Haviland, who took up her job at the business lobby groups two years ago, will address members on Wednesday at the BCC’s annual conference — attended by senior business leaders and politicians — where she will offer an upbeat vision of Britain as a “great place to start a business”.

But she said companies faced a challenging backdrop, having been destabilised by a year of political chaos, the spike in energy bills caused by Russia’s invasion of Ukraine, labour shortages and wage inflation.

However, UK companies were not guilty of “greedflation” or profiteering from rising prices, said Haviland.

Companies were absorbing huge increases in costs and trying not to pass them on to customers, she said. “I think we’ve probably estimated there’s input inflation of about 20 per cent and output inflation of 10 per cent,” she said.

Some central banks have warned that “greedflation” risks entrenching price pressures, with profit margins of US companies hitting their highest level for 70 years in 2022, according to a University of Massachusetts study.

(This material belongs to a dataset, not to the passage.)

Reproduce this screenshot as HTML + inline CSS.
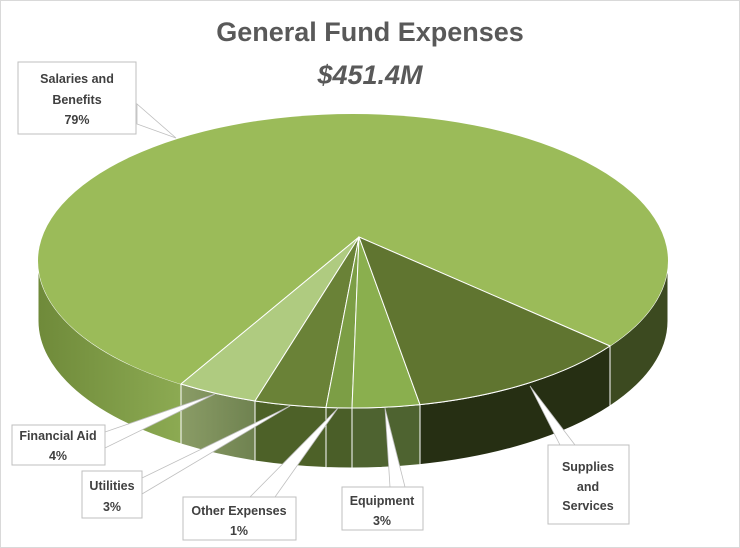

Eurozone companies have also increased their profitability sharply over the past two years, according to research by French bank Natixis, but current and former Bank of England officials have suggested UK companies were not profiteering.

Haviland’s intervention comes as Labour MPs called in the House of Commons on Tuesday for a temporary economy-wide “excess profits tax” similar to the windfall tax imposed on the oil and gas sector.

Business was rocked recently by allegations of rape, sexual harassment and bullying at another employer lobby group, the CBI, prompting more than 50 leading members to cut or suspend ties.

Haviland said that in the wake of the allegations the BCC management had checked that its own processes were up to standard. Asked if the organisation had found evidence of harassment or similar allegations, she said: “No, not that I’m aware of.”

Haviland expressed sympathy for the victims of the alleged crimes and for some of the 250 CBI staff whose jobs were now under threat but said the BCC was “having conversations” with some, unnamed, former CBI members about joining her organisation.